Review monthly. Pick one close call you had and replay it in your head, changing only the moment you noticed the hazard. The mental rerun deepens the memory trace and shortens future reaction time.
Pairing With Mindfulness
Mindfulness and situational awareness share the entry point of present attention, but they split afterward: mindfulness accepts the moment; awareness predicts the next. Alternate between both practices to avoid hyper-vigilance fatigue.

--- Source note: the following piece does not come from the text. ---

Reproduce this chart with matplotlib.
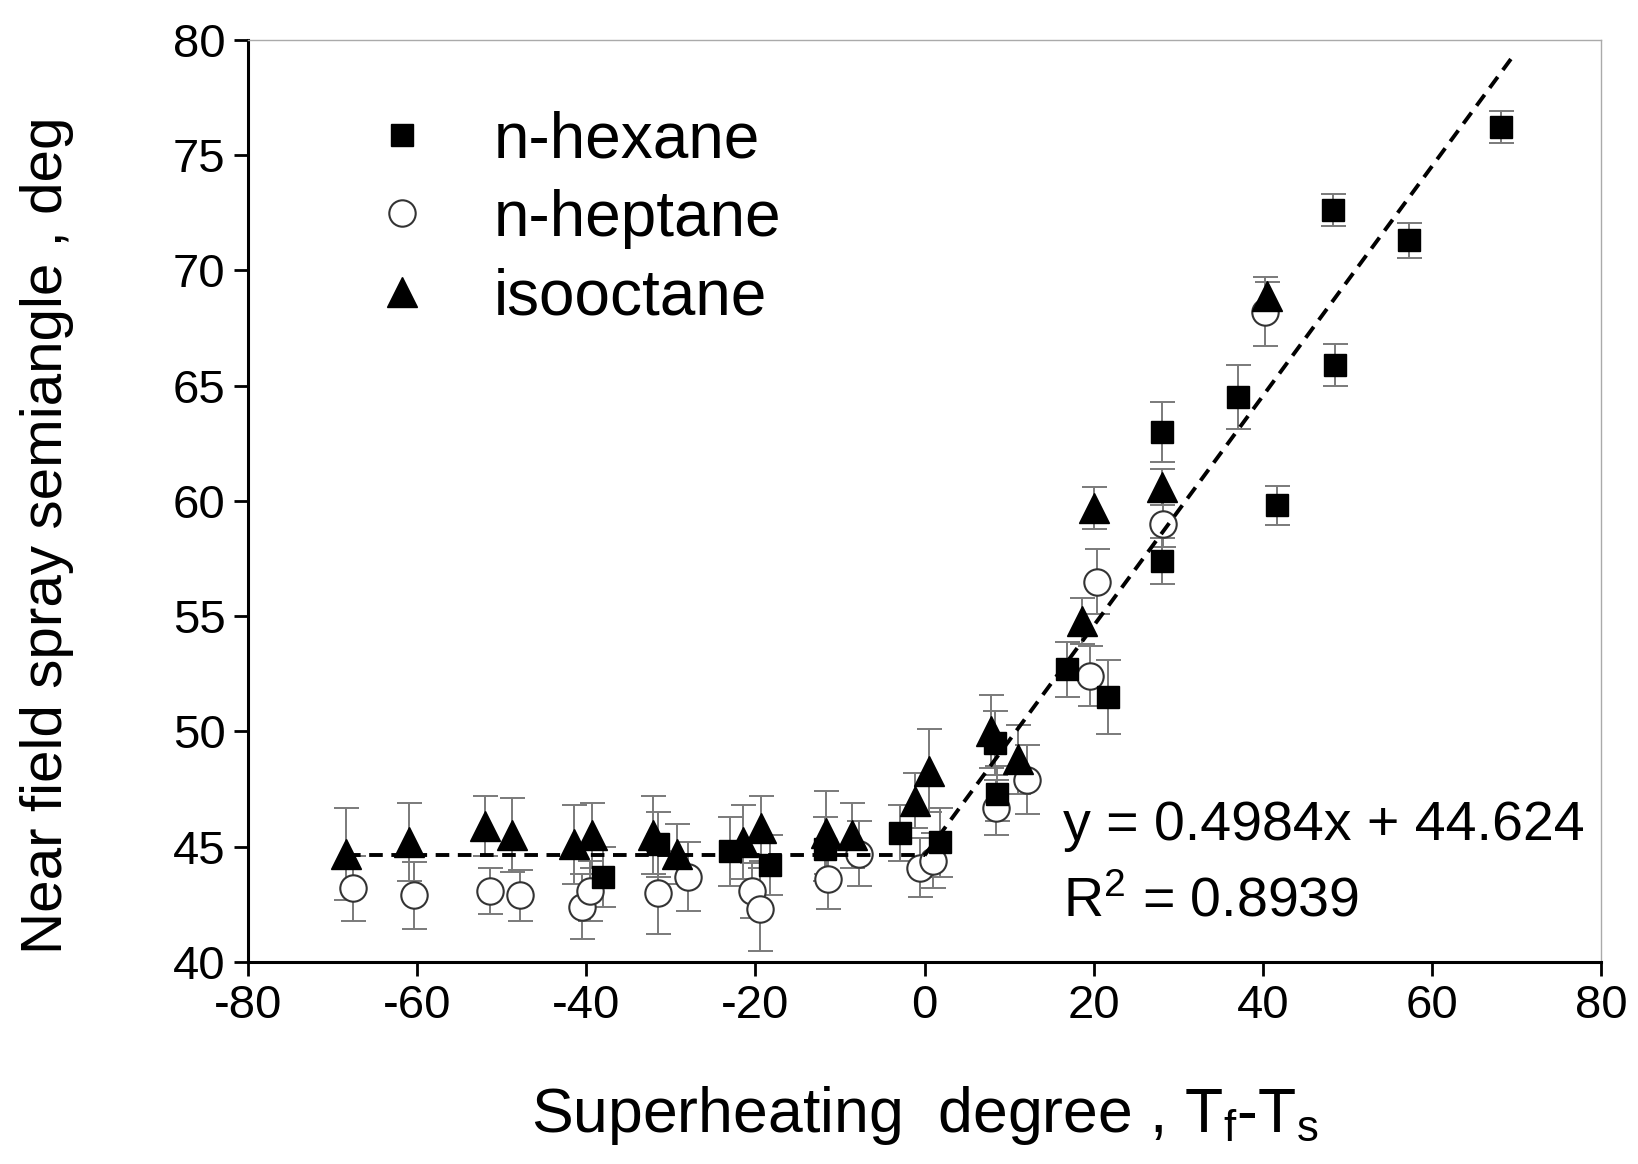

Spend one minute noting breath to settle the mind, then spend the next minute scanning the room for anything that moved. The sequence trains calm alertness, keeping anxiety from hijacking observation.
Common Pitfalls to Avoid
Paranoia is not the goal. If every passerby feels like a threat, the brain burns out and starts ignoring real signals. Balance is learned: treat anomalies as questions, not verdicts.
Overconfidence is the mirror trap. Experienced people often skip scans because “nothing ever happens here.” That is when routine lulls the brain into its most vulnerable state.
Gadget overload can replace, not enhance, natural senses. Cameras, mirrors, and apps help, but they should extend eyes and ears, not substitute for them. Look past the lens at the wider scene.
Signs You Are Overdoing It
Constant muscle tension, racing thoughts at bedtime, or irritability when someone interrupts your “scan” are red flags. Dial back by scheduling device-free downtime and broadening focus to pleasant details—cloud shapes, music, friendly faces.
Key Takeaways for Long-Term Success
Small daily reps beat annual marathons. Five-second scans, one prediction, and one shared observation keep the loop alive without fatigue.
Teach to learn. Explaining the habit to a child, coworker, or friend forces you to articulate what you notice and why it matters, sharpening your own eye in the process.
Stay kind. Awareness without empathy breeds suspicion; paired together they create communities where people watch out for each other, not just for threats. That balance is the quiet, lasting payoff of National Situational Awareness Day.